By
Reuters
Published
December 5, 2024
The European Central Bank will trim 25 basis points (bps) from its deposit rate on December 12, according to all but two of 75 economists polled by Reuters, and at least 100 bps more next year as the economy slows and fears mount about U.S. tariffs.
For now, the ECB is unlikely to react to heightened political turmoil in Europe – the French government collapsed as expected on Wednesday.
U.S. President-elect Donald Trump‘s proposed tariffs, and whether they trigger a wider trade war, raise further questions for ECB policy next year.
Most ECB watchers have kept their rate views, including end-2025 forecasts, unchanged from a survey taken last month, as they await further developments before making big changes.
All 75 economists barring two in the December 2-5 Reuters poll predicted another 25 bps cut next week, the fourth such move this year. The other two expected a 50 bps cut.
“A 25 bps move remains our baseline, and comments from most Governing Council members appear to back such a step as well. Even in the case of a 25 bps cut, the big uncertainties involved in the outlook will likely keep the overall message rather soft and open-minded,” said Jan von Gerich, chief analyst at Nordea.
“Trump’s capability to increase uncertainty in the euro area is large…(and) the fact both Germany and France lack a strong government with a lot of political influence makes it very challenging for Europe to make rapid and well-defined decisions.”
There had been some speculation in markets recently about a larger half-point move, but comments from ECB officials suggest that is unlikely.
“As the data currently stands, I think a reduction of 0.25 percentage points is conceivable, not more,” Robert Holzmann, one of the most hawkish Governing Council members, said earlier this week.
An 80% majority of respondents, 60 of 75, predicted two more deposit rate cuts next quarter, a bigger majority than around 70% in November. Just over half, 39, predicted another two quarter-point reductions in the second quarter, taking the rate to 2.00%.
An over 75% majority of economists expected rates at 2.00% or lower by end-2025, up from about 70% in November and around 60% in October, suggesting risks are skewed towards more cuts than fewer.
Interest rate futures are pricing in over 150 bps of ECB rate reductions by end-2025, twice what is priced in for the U.S. Federal Reserve, meaning an already retreating euro could remain weak in the near term, a separate Reuters survey showed.
Trade threat trumps domestic politics
An overwhelming majority of the same panel of economists surveyed last month said Trump’s tariffs would significantly affect Europe’s economy in coming years.
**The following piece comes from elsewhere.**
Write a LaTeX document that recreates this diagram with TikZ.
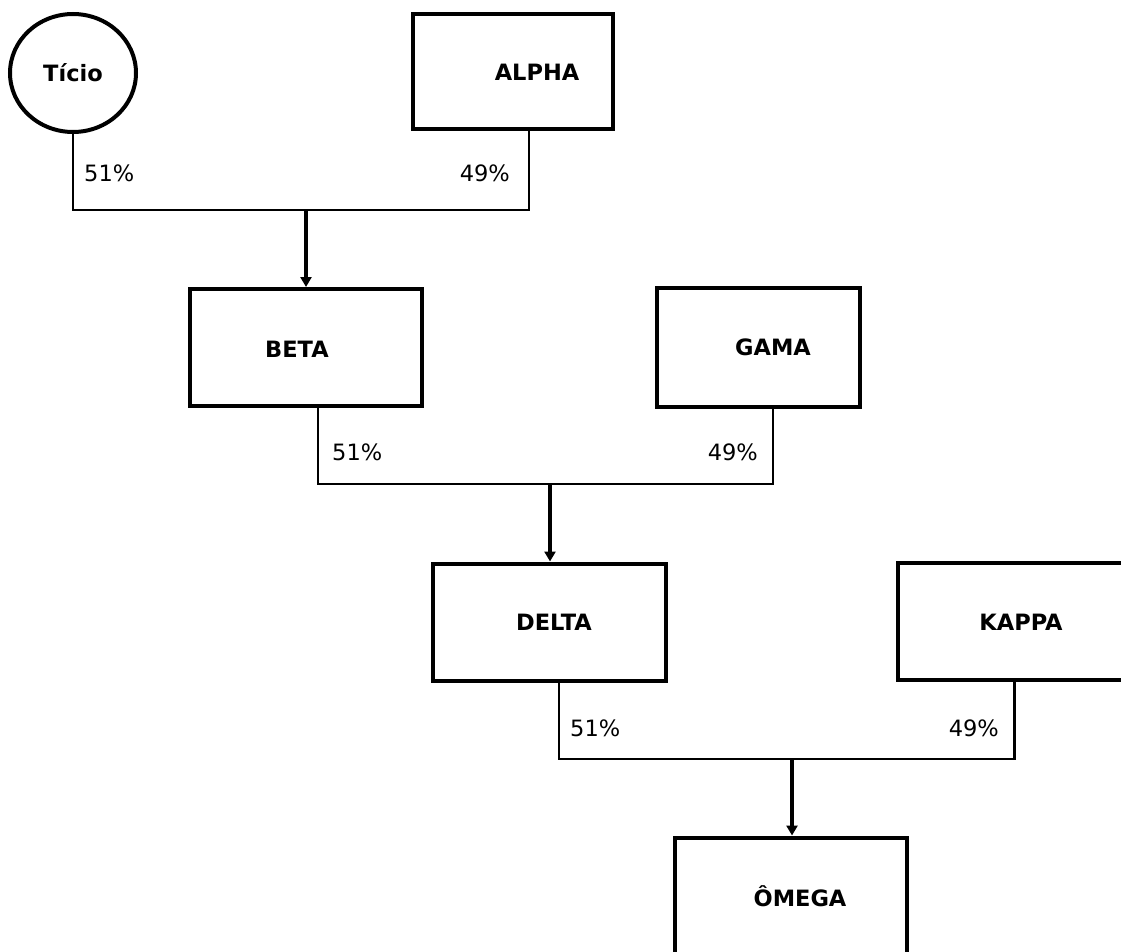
\documentclass[tikz,border=0pt]{standalone}
\usepackage{fontspec}
\setmainfont{DejaVu Sans}
\usetikzlibrary{arrows.meta,shapes.geometric,positioning,calc}

\begin{document}
\begin{tikzpicture}[
    x=1pt, y=-1pt,
    box/.style={rectangle, draw, line width=4pt, minimum width=232pt, minimum height=117pt, inner sep=0pt},
    boxtext/.style={font=\fontsize{22.5}{26}\selectfont\bfseries},
    pct/.style={font=\fontsize{22.5}{26}\selectfont, inner sep=0pt},
    link/.style={line width=2.4pt},
    arrow/.style={-{Triangle[length=10pt,width=11pt]}, line width=3.2pt}
]
\useasboundingbox (0,0) rectangle (1121,952);
\clip (0,0) rectangle (1121,952);

% Draw owners and companies
\node[ellipse, draw, line width=4pt, minimum width=126pt, minimum height=118pt, inner sep=0pt, boxtext] (ticio) at (73,73) {Tício};
\node[box, minimum width=200pt, minimum height=115pt, label={[boxtext, xshift=24pt]center:ALPHA}] (alpha) at (513,72) {};

\node[box, label={[boxtext, xshift=-9pt, yshift=-1.5pt]center:BETA}] (beta) at (306,347.5) {};
\node[box, minimum width=203pt, minimum height=119pt, label={[boxtext, xshift=14.5pt]center:GAMA}] (gama) at (758.5,347) {};

\node[box, minimum width=233pt, label={[boxtext, xshift=4.5pt]center:DELTA}] (delta) at (549.5,622) {};
\node[box, minimum width=233pt, label={[boxtext, xshift=6.5pt, yshift=-1pt]center:KAPPA}] (kappa) at (1014.5,621.5) {};

\node[box, label={[boxtext, xshift=9pt]center:ÔMEGA}] (omega) at (791,896) {};

% Draw junctions
\coordinate (j1) at (306,210);
\coordinate (j2) at (550,484);
\coordinate (j3) at (792,759);

% Draw connectors
\draw[link] (ticio.south) |- (j1) -| ([xshift=16pt]alpha.south);
\draw[arrow] (j1) -- (j1 |- beta.north);

\draw[link] ([xshift=12pt]beta.south) |- (j2) -| ([xshift=14.5pt]gama.south);
\draw[arrow] (j2) -- (j2 |- delta.north);

\draw[link] ([xshift=9.5pt]delta.south) |- (j3) -| (kappa.south);
\draw[arrow] (j3) -- (j3 |- omega.north);

% Draw shares
\node[pct, anchor=west] (pct-ticio) at (84,173) {51\%};
\node[pct, anchor=east] (pct-alpha) at (510,173) {49\%};
\node[pct, anchor=west] (pct-beta) at (332,452) {51\%};
\node[pct, anchor=east] (pct-gama) at (758,452) {49\%};
\node[pct, anchor=west] (pct-delta) at (570,728) {51\%};
\node[pct, anchor=east] (pct-kappa) at (999,728) {49\%};

\end{tikzpicture}
\end{document}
“We downgraded our growth forecast materially for 2025, as a result of the Trump tariffs. We don’t think Trump is very sympathetic to the EU and will not hold back,” said James Rossiter, head of global macro strategy at TD Securities.
“If you look at the geopolitical risks around the coming year with France, Germany, Trump, all these things really skew to the downside. If you get one of these or multiple of these geopolitical risks materialising in a big way, then it’s easy to see a scenario where the ECB has to cut to 1.5%.”
The euro zone economy is forecast to grow 1.0% in 2025 and 1.2% in 2026, poll medians showed, a slight downgrade from last month.
Inflation, at 2.3% in November, is expected to fall back to the 2% target in the second quarter of 2025 and stay around there at least until 2027, according to median poll forecasts.
ECB staff will update their own economic forecasts at the December meeting.